>>

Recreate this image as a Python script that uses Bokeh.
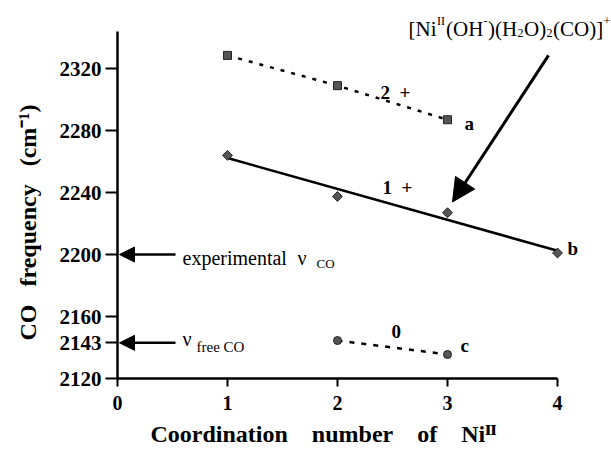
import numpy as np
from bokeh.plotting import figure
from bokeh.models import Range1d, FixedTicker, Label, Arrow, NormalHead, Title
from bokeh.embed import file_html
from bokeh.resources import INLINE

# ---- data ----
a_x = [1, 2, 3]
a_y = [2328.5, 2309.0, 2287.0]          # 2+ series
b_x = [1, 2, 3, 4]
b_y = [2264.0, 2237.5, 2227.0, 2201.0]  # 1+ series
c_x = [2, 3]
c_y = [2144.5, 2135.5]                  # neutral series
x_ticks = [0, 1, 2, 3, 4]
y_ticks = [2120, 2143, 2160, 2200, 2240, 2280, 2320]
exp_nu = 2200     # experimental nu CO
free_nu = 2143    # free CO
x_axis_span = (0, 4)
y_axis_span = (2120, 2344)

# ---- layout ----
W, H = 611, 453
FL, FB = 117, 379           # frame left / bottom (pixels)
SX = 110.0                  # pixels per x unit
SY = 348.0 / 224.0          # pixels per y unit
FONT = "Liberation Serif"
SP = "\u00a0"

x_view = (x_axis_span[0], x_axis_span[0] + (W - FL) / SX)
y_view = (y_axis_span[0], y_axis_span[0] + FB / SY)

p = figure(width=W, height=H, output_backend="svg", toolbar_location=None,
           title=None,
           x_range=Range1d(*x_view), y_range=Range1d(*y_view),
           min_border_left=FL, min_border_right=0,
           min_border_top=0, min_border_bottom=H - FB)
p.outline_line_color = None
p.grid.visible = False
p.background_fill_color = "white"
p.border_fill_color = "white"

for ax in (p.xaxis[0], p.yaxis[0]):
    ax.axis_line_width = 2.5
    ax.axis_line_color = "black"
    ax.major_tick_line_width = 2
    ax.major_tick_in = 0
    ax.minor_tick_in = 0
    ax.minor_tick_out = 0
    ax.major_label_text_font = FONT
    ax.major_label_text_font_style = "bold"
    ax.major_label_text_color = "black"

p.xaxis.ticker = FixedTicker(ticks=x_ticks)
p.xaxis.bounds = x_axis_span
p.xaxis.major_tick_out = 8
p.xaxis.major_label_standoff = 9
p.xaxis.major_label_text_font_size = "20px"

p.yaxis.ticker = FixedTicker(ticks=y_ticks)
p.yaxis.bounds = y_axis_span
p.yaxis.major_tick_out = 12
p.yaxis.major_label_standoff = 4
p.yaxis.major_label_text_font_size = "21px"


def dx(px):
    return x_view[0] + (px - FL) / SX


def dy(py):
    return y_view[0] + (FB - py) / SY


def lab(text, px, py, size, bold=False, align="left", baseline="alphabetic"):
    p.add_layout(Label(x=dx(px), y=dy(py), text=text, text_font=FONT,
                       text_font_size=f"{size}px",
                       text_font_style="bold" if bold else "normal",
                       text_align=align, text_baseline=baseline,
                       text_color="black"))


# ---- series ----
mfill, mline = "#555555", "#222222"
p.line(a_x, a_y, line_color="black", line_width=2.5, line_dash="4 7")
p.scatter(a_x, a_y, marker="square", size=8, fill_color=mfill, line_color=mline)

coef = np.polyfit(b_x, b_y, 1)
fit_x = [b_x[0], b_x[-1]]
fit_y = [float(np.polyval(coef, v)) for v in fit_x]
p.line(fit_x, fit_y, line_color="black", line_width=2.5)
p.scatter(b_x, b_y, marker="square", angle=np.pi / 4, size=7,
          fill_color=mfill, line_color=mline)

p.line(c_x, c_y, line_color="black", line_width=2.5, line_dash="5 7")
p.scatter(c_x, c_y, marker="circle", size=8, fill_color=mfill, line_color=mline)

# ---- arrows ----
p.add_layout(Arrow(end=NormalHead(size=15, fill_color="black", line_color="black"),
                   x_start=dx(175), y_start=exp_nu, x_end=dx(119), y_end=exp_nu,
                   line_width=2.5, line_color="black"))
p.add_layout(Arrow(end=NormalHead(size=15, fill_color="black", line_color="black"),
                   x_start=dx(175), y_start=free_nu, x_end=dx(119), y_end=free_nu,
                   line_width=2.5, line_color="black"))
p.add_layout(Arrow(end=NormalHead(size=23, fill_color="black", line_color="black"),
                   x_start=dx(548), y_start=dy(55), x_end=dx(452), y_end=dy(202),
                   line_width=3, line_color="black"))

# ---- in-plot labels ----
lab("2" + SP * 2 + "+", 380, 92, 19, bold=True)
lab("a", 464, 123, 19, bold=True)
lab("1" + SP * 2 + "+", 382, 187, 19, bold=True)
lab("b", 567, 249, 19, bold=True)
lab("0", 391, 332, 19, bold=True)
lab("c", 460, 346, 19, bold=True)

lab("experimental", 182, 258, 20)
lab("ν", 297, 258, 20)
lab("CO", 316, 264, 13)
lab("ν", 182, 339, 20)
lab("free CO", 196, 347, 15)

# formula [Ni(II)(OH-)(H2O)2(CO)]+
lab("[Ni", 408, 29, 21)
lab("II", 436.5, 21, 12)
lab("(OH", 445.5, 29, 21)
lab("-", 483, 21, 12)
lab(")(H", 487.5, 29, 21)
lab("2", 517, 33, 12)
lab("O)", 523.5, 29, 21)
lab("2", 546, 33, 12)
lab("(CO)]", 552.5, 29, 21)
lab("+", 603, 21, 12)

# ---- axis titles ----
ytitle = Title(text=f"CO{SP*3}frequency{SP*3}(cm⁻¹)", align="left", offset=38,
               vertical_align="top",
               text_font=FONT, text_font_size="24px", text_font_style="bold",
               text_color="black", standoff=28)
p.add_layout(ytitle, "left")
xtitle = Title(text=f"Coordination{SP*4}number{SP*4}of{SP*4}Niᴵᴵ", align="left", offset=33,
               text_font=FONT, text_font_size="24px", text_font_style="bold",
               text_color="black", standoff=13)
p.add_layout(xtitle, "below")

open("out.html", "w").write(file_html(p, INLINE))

<<

> [Given task] Write out the whole listing again, exactly, with no pictures.

> [Answer for the task]
Recreate this image as a Python script that uses Bokeh.
import numpy as np
from bokeh.plotting import figure
from bokeh.models import Range1d, FixedTicker, Label, Arrow, NormalHead, Title
from bokeh.embed import file_html
from bokeh.resources import INLINE

# ---- data ----
a_x = [1, 2, 3]
a_y = [2328.5, 2309.0, 2287.0]          # 2+ series
b_x = [1, 2, 3, 4]
b_y = [2264.0, 2237.5, 2227.0, 2201.0]  # 1+ series
c_x = [2, 3]
c_y = [2144.5, 2135.5]                  # neutral series
x_ticks = [0, 1, 2, 3, 4]
y_ticks = [2120, 2143, 2160, 2200, 2240, 2280, 2320]
exp_nu = 2200     # experimental nu CO
free_nu = 2143    # free CO
x_axis_span = (0, 4)
y_axis_span = (2120, 2344)

# ---- layout ----
W, H = 611, 453
FL, FB = 117, 379           # frame left / bottom (pixels)
SX = 110.0                  # pixels per x unit
SY = 348.0 / 224.0          # pixels per y unit
FONT = "Liberation Serif"
SP = "\u00a0"

x_view = (x_axis_span[0], x_axis_span[0] + (W - FL) / SX)
y_view = (y_axis_span[0], y_axis_span[0] + FB / SY)

p = figure(width=W, height=H, output_backend="svg", toolbar_location=None,
           title=None,
           x_range=Range1d(*x_view), y_range=Range1d(*y_view),
           min_border_left=FL, min_border_right=0,
           min_border_top=0, min_border_bottom=H - FB)
p.outline_line_color = None
p.grid.visible = False
p.background_fill_color = "white"
p.border_fill_color = "white"

for ax in (p.xaxis[0], p.yaxis[0]):
    ax.axis_line_width = 2.5
    ax.axis_line_color = "black"
    ax.major_tick_line_width = 2
    ax.major_tick_in = 0
    ax.minor_tick_in = 0
    ax.minor_tick_out = 0
    ax.major_label_text_font = FONT
    ax.major_label_text_font_style = "bold"
    ax.major_label_text_color = "black"

p.xaxis.ticker = FixedTicker(ticks=x_ticks)
p.xaxis.bounds = x_axis_span
p.xaxis.major_tick_out = 8
p.xaxis.major_label_standoff = 9
p.xaxis.major_label_text_font_size = "20px"

p.yaxis.ticker = FixedTicker(ticks=y_ticks)
p.yaxis.bounds = y_axis_span
p.yaxis.major_tick_out = 12
p.yaxis.major_label_standoff = 4
p.yaxis.major_label_text_font_size = "21px"


def dx(px):
    return x_view[0] + (px - FL) / SX


def dy(py):
    return y_view[0] + (FB - py) / SY


def lab(text, px, py, size, bold=False, align="left", baseline="alphabetic"):
    p.add_layout(Label(x=dx(px), y=dy(py), text=text, text_font=FONT,
                       text_font_size=f"{size}px",
                       text_font_style="bold" if bold else "normal",
                       text_align=align, text_baseline=baseline,
                       text_color="black"))


# ---- series ----
mfill, mline = "#555555", "#222222"
p.line(a_x, a_y, line_color="black", line_width=2.5, line_dash="4 7")
p.scatter(a_x, a_y, marker="square", size=8, fill_color=mfill, line_color=mline)

coef = np.polyfit(b_x, b_y, 1)
fit_x = [b_x[0], b_x[-1]]
fit_y = [float(np.polyval(coef, v)) for v in fit_x]
p.line(fit_x, fit_y, line_color="black", line_width=2.5)
p.scatter(b_x, b_y, marker="square", angle=np.pi / 4, size=7,
          fill_color=mfill, line_color=mline)

p.line(c_x, c_y, line_color="black", line_width=2.5, line_dash="5 7")
p.scatter(c_x, c_y, marker="circle", size=8, fill_color=mfill, line_color=mline)

# ---- arrows ----
p.add_layout(Arrow(end=NormalHead(size=15, fill_color="black", line_color="black"),
                   x_start=dx(175), y_start=exp_nu, x_end=dx(119), y_end=exp_nu,
                   line_width=2.5, line_color="black"))
p.add_layout(Arrow(end=NormalHead(size=15, fill_color="black", line_color="black"),
                   x_start=dx(175), y_start=free_nu, x_end=dx(119), y_end=free_nu,
                   line_width=2.5, line_color="black"))
p.add_layout(Arrow(end=NormalHead(size=23, fill_color="black", line_color="black"),
                   x_start=dx(548), y_start=dy(55), x_end=dx(452), y_end=dy(202),
                   line_width=3, line_color="black"))

# ---- in-plot labels ----
lab("2" + SP * 2 + "+", 380, 92, 19, bold=True)
lab("a", 464, 123, 19, bold=True)
lab("1" + SP * 2 + "+", 382, 187, 19, bold=True)
lab("b", 567, 249, 19, bold=True)
lab("0", 391, 332, 19, bold=True)
lab("c", 460, 346, 19, bold=True)

lab("experimental", 182, 258, 20)
lab("ν", 297, 258, 20)
lab("CO", 316, 264, 13)
lab("ν", 182, 339, 20)
lab("free CO", 196, 347, 15)

# formula [Ni(II)(OH-)(H2O)2(CO)]+
lab("[Ni", 408, 29, 21)
lab("II", 436.5, 21, 12)
lab("(OH", 445.5, 29, 21)
lab("-", 483, 21, 12)
lab(")(H", 487.5, 29, 21)
lab("2", 517, 33, 12)
lab("O)", 523.5, 29, 21)
lab("2", 546, 33, 12)
lab("(CO)]", 552.5, 29, 21)
lab("+", 603, 21, 12)

# ---- axis titles ----
ytitle = Title(text=f"CO{SP*3}frequency{SP*3}(cm⁻¹)", align="left", offset=38,
               vertical_align="top",
               text_font=FONT, text_font_size="24px", text_font_style="bold",
               text_color="black", standoff=28)
p.add_layout(ytitle, "left")
xtitle = Title(text=f"Coordination{SP*4}number{SP*4}of{SP*4}Niᴵᴵ", align="left", offset=33,
               text_font=FONT, text_font_size="24px", text_font_style="bold",
               text_color="black", standoff=13)
p.add_layout(xtitle, "below")

open("out.html", "w").write(file_html(p, INLINE))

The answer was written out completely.